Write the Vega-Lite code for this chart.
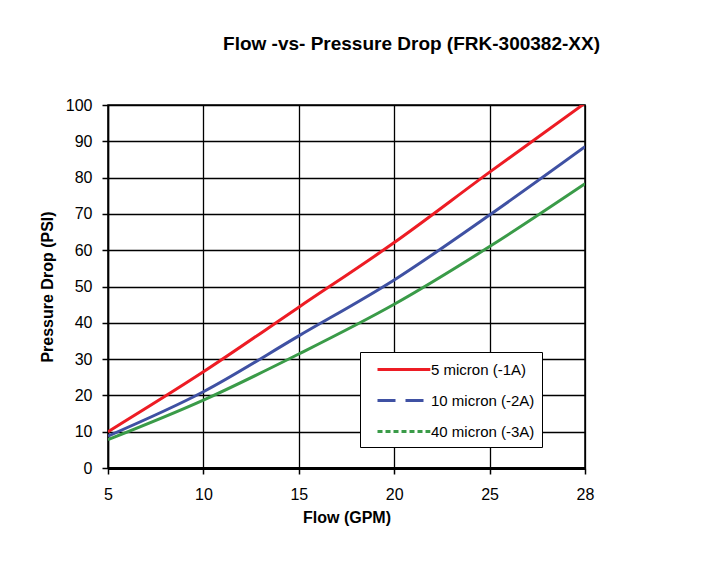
{
  "$schema": "https://vega.github.io/schema/vega-lite/v6.json",
  "autosize": {"type": "none"},
  "padding": {"left": 108, "top": 105, "right": 123, "bottom": 97},
  "width": 477,
  "height": 363,
  "background": "white",
  "title": {
    "text": "Flow -vs- Pressure Drop (FRK-300382-XX)",
    "font": "Liberation Sans",
    "fontSize": 19,
    "fontWeight": "bold",
    "color": "black",
    "anchor": "middle",
    "dx": 65,
    "offset": 43
  },
  "config": {
    "view": {"stroke": "black", "strokeWidth": 1.5},
    "axis": {
      "labelFont": "Liberation Sans",
      "titleFont": "Liberation Sans",
      "labelFontSize": 16,
      "titleFontSize": 16,
      "titleFontWeight": "bold",
      "labelColor": "black",
      "titleColor": "black",
      "domainColor": "black",
      "domainWidth": 1.5,
      "tickColor": "black",
      "tickWidth": 1.5,
      "tickSize": 6,
      "gridColor": "black",
      "gridWidth": 1.3,
      "gridOpacity": 1
    },
    "legend": {
      "labelFont": "Liberation Sans",
      "labelFontSize": 15,
      "labelColor": "black"
    }
  },
  "data": {
    "values": [
      {"flow": 5, "psi": 10.0, "series": "5 micron (-1A)"},
      {"flow": 10, "psi": 26.5, "series": "5 micron (-1A)"},
      {"flow": 15, "psi": 44.3, "series": "5 micron (-1A)"},
      {"flow": 20, "psi": 62.1, "series": "5 micron (-1A)"},
      {"flow": 25, "psi": 81.5, "series": "5 micron (-1A)"},
      {"flow": 28, "psi": 100.5, "series": "5 micron (-1A)"},
      {"flow": 5, "psi": 8.8, "series": "10 micron (-2A)"},
      {"flow": 10, "psi": 21.0, "series": "10 micron (-2A)"},
      {"flow": 15, "psi": 36.4, "series": "10 micron (-2A)"},
      {"flow": 20, "psi": 51.8, "series": "10 micron (-2A)"},
      {"flow": 25, "psi": 69.7, "series": "10 micron (-2A)"},
      {"flow": 28, "psi": 88.5, "series": "10 micron (-2A)"},
      {"flow": 5, "psi": 7.8, "series": "40 micron (-3A)"},
      {"flow": 10, "psi": 18.7, "series": "40 micron (-3A)"},
      {"flow": 15, "psi": 31.4, "series": "40 micron (-3A)"},
      {"flow": 20, "psi": 45.1, "series": "40 micron (-3A)"},
      {"flow": 25, "psi": 61.0, "series": "40 micron (-3A)"},
      {"flow": 28, "psi": 78.3, "series": "40 micron (-3A)"}
    ]
  },
  "mark": {"type": "line", "strokeWidth": 3, "interpolate": "monotone", "clip": true},
  "encoding": {
    "x": {
      "field": "flow",
      "type": "ordinal",
      "sort": [5, 10, 15, 20, 25, 28],
      "scale": {"type": "point", "padding": 0},
      "title": "Flow (GPM)",
      "axis": {"labelAngle": 0, "labelPadding": 12, "titlePadding": 7, "grid": true, "domainWidth": 3}
    },
    "y": {
      "field": "psi",
      "type": "quantitative",
      "scale": {"domain": [0, 100], "nice": false},
      "title": "Pressure Drop (PSI)",
      "axis": {"values": [0, 10, 20, 30, 40, 50, 60, 70, 80, 90, 100], "labelPadding": 10, "titlePadding": 10}
    },
    "color": {
      "field": "series",
      "type": "nominal",
      "sort": ["5 micron (-1A)", "10 micron (-2A)", "40 micron (-3A)"],
      "scale": {"range": ["#ed1c24", "#3f51a3", "#3a9b48"]},
      "legend": {
        "title": null,
        "orient": "none",
        "legendX": 252,
        "legendY": 247,
        "direction": "vertical",
        "symbolType": "M0,0H6.1",
        "symbolSize": 300,
        "symbolStrokeWidth": 3,
        "strokeColor": "black",
        "fillColor": "white",
        "padding": 7,
        "rowPadding": 12,
        "labelOffset": 43,
        "encode": {
          "symbols": {
            "update": {
              "strokeDash": {"signal": "datum.value === '10 micron (-2A)' ? [18, 10] : datum.value === '40 micron (-3A)' ? [5, 3] : [1, 0]"}
            }
          }
        }
      }
    }
  }
}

### [WORK REQUIRED]
Return the full material word for word. Do not include the pictures.

### [WORKED SOLUTION]
Write the Vega-Lite code for this chart.
{
  "$schema": "https://vega.github.io/schema/vega-lite/v6.json",
  "autosize": {"type": "none"},
  "padding": {"left": 108, "top": 105, "right": 123, "bottom": 97},
  "width": 477,
  "height": 363,
  "background": "white",
  "title": {
    "text": "Flow -vs- Pressure Drop (FRK-300382-XX)",
    "font": "Liberation Sans",
    "fontSize": 19,
    "fontWeight": "bold",
    "color": "black",
    "anchor": "middle",
    "dx": 65,
    "offset": 43
  },
  "config": {
    "view": {"stroke": "black", "strokeWidth": 1.5},
    "axis": {
      "labelFont": "Liberation Sans",
      "titleFont": "Liberation Sans",
      "labelFontSize": 16,
      "titleFontSize": 16,
      "titleFontWeight": "bold",
      "labelColor": "black",
      "titleColor": "black",
      "domainColor": "black",
      "domainWidth": 1.5,
      "tickColor": "black",
      "tickWidth": 1.5,
      "tickSize": 6,
      "gridColor": "black",
      "gridWidth": 1.3,
      "gridOpacity": 1
    },
    "legend": {
      "labelFont": "Liberation Sans",
      "labelFontSize": 15,
      "labelColor": "black"
    }
  },
  "data": {
    "values": [
      {"flow": 5, "psi": 10.0, "series": "5 micron (-1A)"},
      {"flow": 10, "psi": 26.5, "series": "5 micron (-1A)"},
      {"flow": 15, "psi": 44.3, "series": "5 micron (-1A)"},
      {"flow": 20, "psi": 62.1, "series": "5 micron (-1A)"},
      {"flow": 25, "psi": 81.5, "series": "5 micron (-1A)"},
      {"flow": 28, "psi": 100.5, "series": "5 micron (-1A)"},
      {"flow": 5, "psi": 8.8, "series": "10 micron (-2A)"},
      {"flow": 10, "psi": 21.0, "series": "10 micron (-2A)"},
      {"flow": 15, "psi": 36.4, "series": "10 micron (-2A)"},
      {"flow": 20, "psi": 51.8, "series": "10 micron (-2A)"},
      {"flow": 25, "psi": 69.7, "series": "10 micron (-2A)"},
      {"flow": 28, "psi": 88.5, "series": "10 micron (-2A)"},
      {"flow": 5, "psi": 7.8, "series": "40 micron (-3A)"},
      {"flow": 10, "psi": 18.7, "series": "40 micron (-3A)"},
      {"flow": 15, "psi": 31.4, "series": "40 micron (-3A)"},
      {"flow": 20, "psi": 45.1, "series": "40 micron (-3A)"},
      {"flow": 25, "psi": 61.0, "series": "40 micron (-3A)"},
      {"flow": 28, "psi": 78.3, "series": "40 micron (-3A)"}
    ]
  },
  "mark": {"type": "line", "strokeWidth": 3, "interpolate": "monotone", "clip": true},
  "encoding": {
    "x": {
      "field": "flow",
      "type": "ordinal",
      "sort": [5, 10, 15, 20, 25, 28],
      "scale": {"type": "point", "padding": 0},
      "title": "Flow (GPM)",
      "axis": {"labelAngle": 0, "labelPadding": 12, "titlePadding": 7, "grid": true, "domainWidth": 3}
    },
    "y": {
      "field": "psi",
      "type": "quantitative",
      "scale": {"domain": [0, 100], "nice": false},
      "title": "Pressure Drop (PSI)",
      "axis": {"values": [0, 10, 20, 30, 40, 50, 60, 70, 80, 90, 100], "labelPadding": 10, "titlePadding": 10}
    },
    "color": {
      "field": "series",
      "type": "nominal",
      "sort": ["5 micron (-1A)", "10 micron (-2A)", "40 micron (-3A)"],
      "scale": {"range": ["#ed1c24", "#3f51a3", "#3a9b48"]},
      "legend": {
        "title": null,
        "orient": "none",
        "legendX": 252,
        "legendY": 247,
        "direction": "vertical",
        "symbolType": "M0,0H6.1",
        "symbolSize": 300,
        "symbolStrokeWidth": 3,
        "strokeColor": "black",
        "fillColor": "white",
        "padding": 7,
        "rowPadding": 12,
        "labelOffset": 43,
        "encode": {
          "symbols": {
            "update": {
              "strokeDash": {"signal": "datum.value === '10 micron (-2A)' ? [18, 10] : datum.value === '40 micron (-3A)' ? [5, 3] : [1, 0]"}
            }
          }
        }
      }
    }
  }
}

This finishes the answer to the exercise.